Problem details
Please write out the lines of the data exactly, beginning with the first and ending with the line containing "var timeLabels = [2.5, 5, 7.5, 10, 12.5, 15, 17.5];"; leave the pictures behind.

*****

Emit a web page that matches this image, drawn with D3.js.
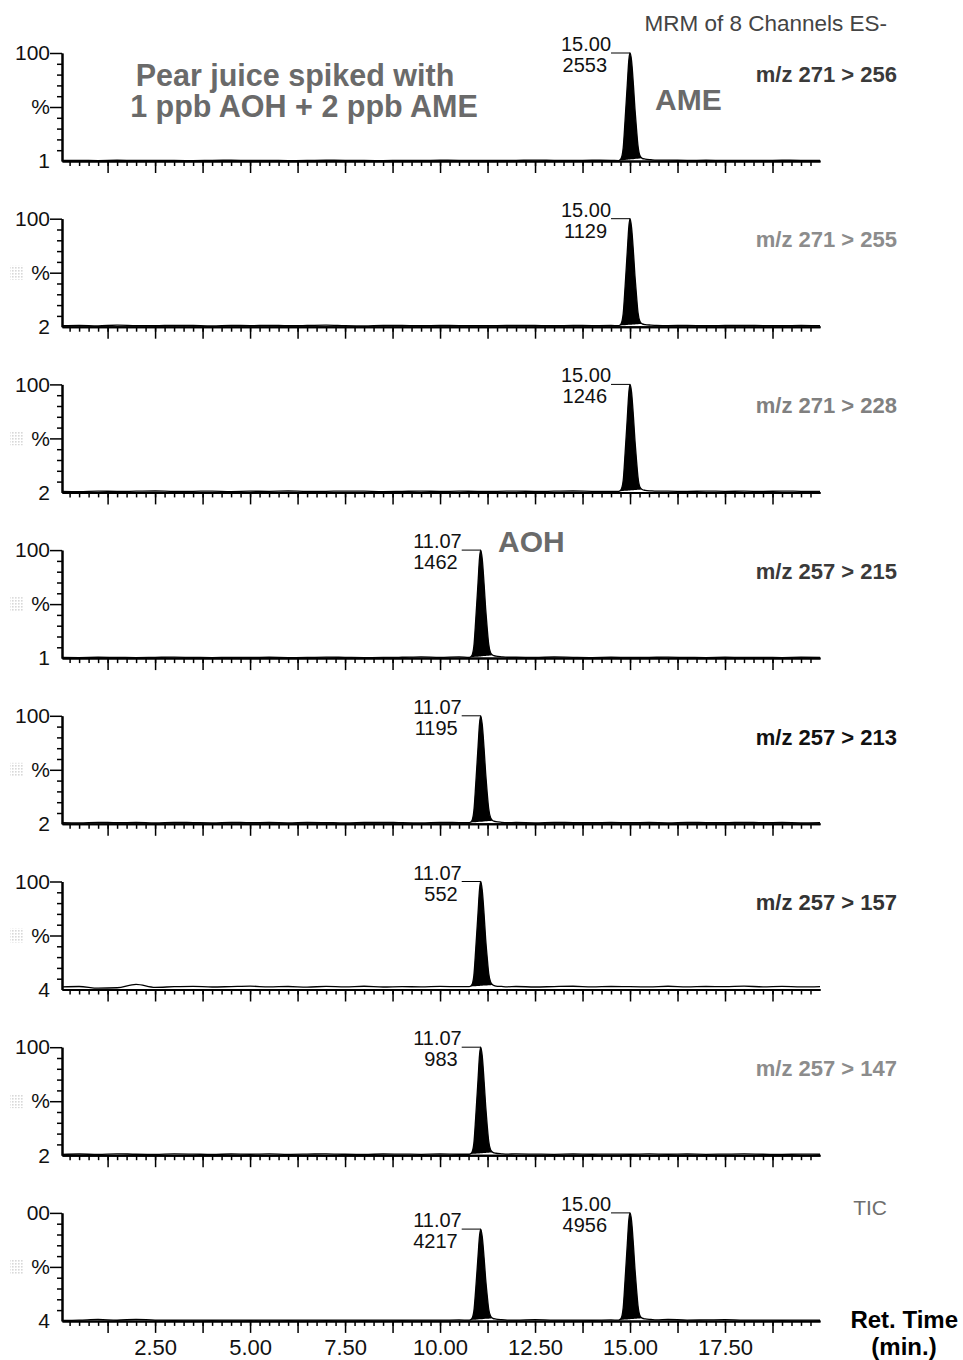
<!DOCTYPE html>
<html>
<head>
<meta charset="utf-8">
<script src="https://cdn.jsdelivr.net/npm/d3@7"></script>
<style>
  body { margin: 0; background: #fff; }
  svg { display: block; font-family: "Liberation Sans", Arial, sans-serif; }
</style>
</head>
<body>
<svg id="chart" width="963" height="1360"></svg>
<script>
// channel names, axis labels and peak annotations
var channelNames = ['m/z 271 > 256', 'm/z 271 > 255', 'm/z 271 > 228', 'm/z 257 > 215',
                    'm/z 257 > 213', 'm/z 257 > 157', 'm/z 257 > 147', 'TIC'];
var topLabels  = ['100', '100', '100', '100', '100', '100', '100', '00'];
var baseLabels = ['1', '2', '2', '1', '2', '4', '2', '4'];
var peakTimes  = [[15.00], [15.00], [15.00], [11.07], [11.07], [11.07], [11.07], [11.07, 15.00]];
var peakCounts = [[2553], [1129], [1246], [1462], [1195], [552], [983], [4217, 4956]];
var peakLimits = [[[14.70, 15.32]], [[14.70, 15.32]], [[14.70, 15.32]], [[10.77, 11.39]],
                  [[10.77, 11.39]], [[10.77, 11.39]], [[10.77, 11.39]], [[10.77, 11.39], [14.70, 15.32]]];
var timeLabels = [2.5, 5, 7.5, 10, 12.5, 15, 17.5];

// baseline noise (% of channel max), sampled every 0.5 min
var noiseTimes = [0.05, 0.5, 1, 1.5, 2, 2.5, 3, 3.5, 4, 4.5, 5, 5.5, 6, 6.5, 7, 7.5, 8, 8.5, 9, 9.5,
                  10, 10.5, 11, 11.5, 12, 12.5, 13, 13.5, 14, 14.5, 15, 15.5, 16, 16.5, 17, 17.5, 18, 18.5, 19, 19.5, 20];
var noise = [
  [0.5,0.6,0.4,0.7,0.5,0.6,0.5,0.4,0.6,0.7,0.5,0.6,0.4,0.5,0.7,0.6,0.5,0.4,0.6,0.5,0.7,0.6,0.5,0.5,0.6,0.8,0.6,0.5,0.7,0.6,0.5,1.1,0.8,0.6,0.7,0.5,0.6,0.5,0.7,0.6,0.5],
  [0.9,1.2,0.8,1.4,1.0,0.9,1.3,1.1,0.8,1.2,1.0,1.3,0.9,1.1,1.4,1.0,0.8,1.2,1.1,0.9,1.2,1.0,1.0,1.0,1.3,1.1,0.9,1.2,1.0,1.1,1.0,1.4,1.0,1.2,0.9,1.1,1.3,1.0,0.9,1.1,1.0],
  [1.0,0.8,1.2,0.9,1.1,1.3,0.9,1.0,1.2,0.8,1.1,1.0,1.3,0.9,1.0,1.2,1.1,0.8,1.0,1.2,0.9,1.1,1.0,1.0,1.2,0.9,1.1,1.3,1.0,0.9,1.0,1.3,1.1,0.9,1.2,1.0,1.1,0.9,1.2,1.0,0.9],
  [0.6,0.5,0.8,0.6,0.5,0.7,0.9,0.6,0.5,0.7,0.6,0.8,0.5,0.6,0.9,0.7,0.5,0.6,0.8,1.2,0.7,1.1,0.6,0.6,0.8,0.6,1.0,0.7,0.5,0.8,0.6,0.7,0.9,0.6,0.5,0.8,0.6,0.7,0.5,0.8,0.6],
  [1.1,0.9,1.4,1.0,1.2,0.8,1.3,1.1,0.9,1.4,1.0,1.2,0.9,1.3,1.1,0.8,1.2,1.4,1.0,0.9,1.3,1.1,1.0,1.0,1.2,0.9,1.4,1.1,1.0,1.3,1.0,1.2,0.9,1.3,1.1,1.0,1.4,1.0,1.2,0.9,1.1],
  [2.4,2.8,1.2,1.6,4.8,2.0,2.6,2.9,2.3,2.7,3.1,2.4,2.8,2.2,2.9,2.5,3.0,2.3,2.7,2.4,2.9,2.6,2.5,2.5,2.8,2.3,2.7,3.0,2.4,2.8,2.6,2.5,3.0,2.4,2.8,2.6,3.1,2.5,2.9,2.4,2.7],
  [0.8,1.1,0.7,1.3,0.9,0.8,1.2,1.0,0.7,1.1,0.9,1.2,0.8,1.0,1.3,0.9,0.7,1.1,1.0,0.8,1.1,0.9,0.9,0.9,1.2,1.0,0.8,1.1,0.9,1.0,0.9,1.2,0.9,1.1,0.8,1.0,1.2,0.9,0.8,1.0,0.9],
  [0.5,0.7,1.4,0.6,1.5,0.7,0.6,0.8,0.6,0.7,0.6,0.8,0.6,0.7,0.6,0.8,0.6,0.7,0.6,0.8,0.7,0.9,0.7,0.7,0.8,1.2,0.7,0.8,0.6,0.9,0.7,1.1,1.3,0.8,0.9,1.2,0.7,0.8,0.6,0.7,0.6]
];

// peak profiles [time, %]
var peaks = [
  [[[14.70,0.4],[14.76,2],[14.82,12],[14.87,38],[14.93,72],[14.97,94],[15.00,100],[15.04,93],[15.09,70],[15.13,48],[15.17,30],[15.21,14],[15.26,5],[15.32,2.5],[15.40,1.8],[15.55,1.2],[15.70,0.8]]],
  [[[14.70,1.0],[14.76,2.5],[14.82,12],[14.87,37],[14.93,71],[14.97,93],[15.00,100],[15.04,92],[15.09,69],[15.13,47],[15.17,29],[15.21,13],[15.26,5],[15.32,2.6],[15.40,1.9],[15.55,1.5],[15.70,1.2]]],
  [[[14.70,1.0],[14.76,2.4],[14.82,11],[14.87,36],[14.93,70],[14.97,93],[15.00,100],[15.04,93],[15.09,70],[15.13,48],[15.17,30],[15.21,14],[15.26,5],[15.32,2.7],[15.40,1.9],[15.55,1.4],[15.70,1.1]]],
  [[[10.77,0.6],[10.83,2],[10.89,11],[10.94,36],[11.00,70],[11.04,93],[11.07,100],[11.11,92],[11.16,68],[11.20,46],[11.24,28],[11.28,13],[11.33,5],[11.39,2.6],[11.47,1.8],[11.62,1.2],[11.77,0.8]]],
  [[[10.77,1.0],[10.83,2.4],[10.89,12],[10.94,37],[11.00,71],[11.04,93],[11.07,100],[11.11,92],[11.16,69],[11.20,47],[11.24,29],[11.28,14],[11.33,5.5],[11.39,2.8],[11.47,2.0],[11.62,1.4],[11.77,1.1]]],
  [[[10.77,2.6],[10.83,4],[10.89,13],[10.94,38],[11.00,71],[11.04,93],[11.07,100],[11.11,92],[11.16,69],[11.20,47],[11.24,30],[11.28,15],[11.33,7],[11.39,4.2],[11.47,3.2],[11.62,2.8],[11.77,2.5]]],
  [[[10.77,0.9],[10.83,2.2],[10.89,11],[10.94,36],[11.00,70],[11.04,93],[11.07,100],[11.11,92],[11.16,68],[11.20,46],[11.24,28],[11.28,13],[11.33,5],[11.39,2.6],[11.47,1.8],[11.62,1.3],[11.77,1.0]]],
  [[[10.77,0.7],[10.83,1.8],[10.89,9],[10.94,30],[11.00,60],[11.04,79],[11.07,85],[11.11,78],[11.16,58],[11.20,39],[11.24,24],[11.28,11],[11.33,4.5],[11.39,2.4],[11.47,1.7],[11.62,1.1],[11.77,0.8]],
   [[14.70,0.7],[14.76,2],[14.82,12],[14.87,38],[14.93,72],[14.97,94],[15.00,100],[15.04,93],[15.09,70],[15.13,48],[15.17,30],[15.21,14],[15.26,5],[15.32,2.5],[15.40,1.8],[15.55,1.3],[15.70,0.9]]]
];

var labelColors = ['#3a3a3a', '#8c8c8c', '#808080', '#3a3a3a', '#111', '#333', '#8c8c8c', '#6e6e6e'];

var svg = d3.select('#chart');
var x = d3.scaleLinear().domain([0.05, 20]).range([62, 820]);
var step = 165.7;

// dotted patch next to the % label
svg.append('defs').append('pattern')
   .attr('id', 'dots').attr('width', 3).attr('height', 3).attr('patternUnits', 'userSpaceOnUse')
   .append('rect').attr('width', 1.6).attr('height', 1.6).attr('fill', '#d8d8d8');

function buildTrace(i) {
   var pts = [];
   noiseTimes.forEach(function(t, j) {
      var inside = peaks[i].some(function(p) { return t >= p[0][0] && t <= p[p.length - 1][0]; });
      if (!inside) pts.push([t, noise[i][j]]);
   });
   peaks[i].forEach(function(p) { pts = pts.concat(p); });
   pts.sort(function(a, b) { return a[0] - b[0]; });
   return pts;
}

channelNames.forEach(function(name, k) {
   var base = 161 + step * k, top = base - 108;
   var y = d3.scaleLinear().domain([0, 100]).range([base, top]);
   var g = svg.append('g');
   var pts = buildTrace(k);

   // filled peaks between integration limits
   peakLimits[k].forEach(function(lim) {
      var sub = pts.filter(function(d) { return d[0] >= lim[0] && d[0] <= lim[1]; });
      var va = sub[0][1], vb = sub[sub.length - 1][1];
      g.append('path')
       .datum(sub)
       .attr('fill', '#000')
       .attr('d', d3.area()
          .x(function(d) { return x(d[0]); })
          .y0(function(d) { return y(va + (vb - va) * (d[0] - lim[0]) / (lim[1] - lim[0])); })
          .y1(function(d) { return y(d[1]); })
          .curve(d3.curveMonotoneX));
   });

   g.append('path')
    .datum(pts)
    .attr('fill', 'none').attr('stroke', '#000').attr('stroke-width', 1.3)
    .attr('d', d3.line().x(function(d) { return x(d[0]); }).y(function(d) { return y(d[1]); }).curve(d3.curveMonotoneX));

   // x axis: minor and major ticks
   var xa = g.append('g').attr('transform', 'translate(0,' + base + ')');
   xa.append('g').call(d3.axisBottom(x).tickValues(d3.range(0.25, 19.8, 0.25)).tickSize(5).tickSizeOuter(0).tickFormat(''));
   xa.append('g').call(d3.axisBottom(x).tickValues(d3.range(1.25, 19, 1.25)).tickSize(12).tickSizeOuter(0).tickPadding(6)
      .tickFormat(function(d) { return (k === 7 && timeLabels.indexOf(d) >= 0) ? d3.format('.2f')(d) : ''; }));
   xa.selectAll('text').attr('font-size', 22).attr('fill', '#111');

   // y axis
   var ya = g.append('g').attr('transform', 'translate(62,0)');
   ya.append('g').call(d3.axisLeft(y).tickValues([10, 20, 30, 40, 60, 70, 80, 90]).tickSize(5).tickSizeOuter(0).tickFormat(''));
   ya.append('g').call(d3.axisLeft(y).tickValues([50, 100]).tickSize(12).tickSizeOuter(0).tickPadding(0)
      .tickFormat(function(d) { return d === 100 ? topLabels[k] : '%'; }));
   ya.selectAll('text').attr('font-size', 21).attr('fill', '#111');

   g.selectAll('.domain').attr('stroke-width', 2);
   g.selectAll('.tick line').attr('stroke-width', 1.5);
   g.selectAll('g[font-family]').attr('font-family', null);

   g.append('text').attr('x', 50).attr('y', base).attr('dy', '0.35em').attr('text-anchor', 'end')
    .attr('font-size', 21).attr('fill', '#111').text(baseLabels[k]);

   if (k > 0) {
      g.append('rect').attr('x', 10).attr('y', y(50) - 7).attr('width', 13).attr('height', 14).attr('fill', 'url(#dots)');
   }

   // channel label
   if (name === 'TIC') {
      g.append('text').attr('x', 887).attr('y', top - 5).attr('dy', '0.35em').attr('text-anchor', 'end')
       .attr('font-size', 21).attr('fill', labelColors[k]).text(name);
   } else {
      g.append('text').attr('x', 897).attr('y', top + 21).attr('dy', '0.35em').attr('text-anchor', 'end')
       .attr('font-size', 22).attr('font-weight', 'bold').attr('fill', labelColors[k]).text(name);
   }

   // peak annotations
   peakTimes[k].forEach(function(rt, j) {
      var apexX = x(rt);
      var apexY = y(d3.max(peaks[k][j], function(d) { return d[1]; }));
      g.append('line').attr('x1', apexX - 19).attr('x2', apexX).attr('y1', apexY).attr('y2', apexY)
       .attr('stroke', '#000').attr('stroke-width', 1);
      g.append('text').attr('x', apexX - 19).attr('y', apexY - 2).attr('text-anchor', 'end')
       .attr('font-size', 20).attr('fill', '#111').text(rt.toFixed(2));
      g.append('text').attr('x', apexX - 23).attr('y', apexY + 19).attr('text-anchor', 'end')
       .attr('font-size', 20).attr('fill', '#111').text(peakCounts[k][j]);
   });
});

// header and annotations
svg.append('text').attr('x', 887).attr('y', 31).attr('text-anchor', 'end')
   .attr('font-size', 22.5).attr('fill', '#444').text('MRM of 8 Channels ES-');
svg.append('text').attr('x', 295).attr('y', 86).attr('text-anchor', 'middle')
   .attr('font-size', 30.5).attr('font-weight', 'bold').attr('fill', '#6a6a6a').text('Pear juice spiked with');
svg.append('text').attr('x', 304).attr('y', 117).attr('text-anchor', 'middle')
   .attr('font-size', 30.5).attr('font-weight', 'bold').attr('fill', '#6a6a6a').text('1 ppb AOH + 2 ppb AME');
svg.append('text').attr('x', 655).attr('y', 110)
   .attr('font-size', 30).attr('font-weight', 'bold').attr('fill', '#6a6a6a').text('AME');
svg.append('text').attr('x', 498).attr('y', 552)
   .attr('font-size', 30).attr('font-weight', 'bold').attr('fill', '#6a6a6a').text('AOH');
svg.append('text').attr('x', 958).attr('y', 1328).attr('text-anchor', 'end')
   .attr('font-size', 24).attr('font-weight', 'bold').attr('fill', '#000').text('Ret. Time');
svg.append('text').attr('x', 904).attr('y', 1355).attr('text-anchor', 'middle')
   .attr('font-size', 24).attr('font-weight', 'bold').attr('fill', '#000').text('(min.)');
</script>
</body>
</html>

*****

Written solution
Emit a web page that matches this image, drawn with D3.js.
<!DOCTYPE html>
<html>
<head>
<meta charset="utf-8">
<script src="https://cdn.jsdelivr.net/npm/d3@7"></script>
<style>
  body { margin: 0; background: #fff; }
  svg { display: block; font-family: "Liberation Sans", Arial, sans-serif; }
</style>
</head>
<body>
<svg id="chart" width="963" height="1360"></svg>
<script>
// channel names, axis labels and peak annotations
var channelNames = ['m/z 271 > 256', 'm/z 271 > 255', 'm/z 271 > 228', 'm/z 257 > 215',
                    'm/z 257 > 213', 'm/z 257 > 157', 'm/z 257 > 147', 'TIC'];
var topLabels  = ['100', '100', '100', '100', '100', '100', '100', '00'];
var baseLabels = ['1', '2', '2', '1', '2', '4', '2', '4'];
var peakTimes  = [[15.00], [15.00], [15.00], [11.07], [11.07], [11.07], [11.07], [11.07, 15.00]];
var peakCounts = [[2553], [1129], [1246], [1462], [1195], [552], [983], [4217, 4956]];
var peakLimits = [[[14.70, 15.32]], [[14.70, 15.32]], [[14.70, 15.32]], [[10.77, 11.39]],
                  [[10.77, 11.39]], [[10.77, 11.39]], [[10.77, 11.39]], [[10.77, 11.39], [14.70, 15.32]]];
var timeLabels = [2.5, 5, 7.5, 10, 12.5, 15, 17.5];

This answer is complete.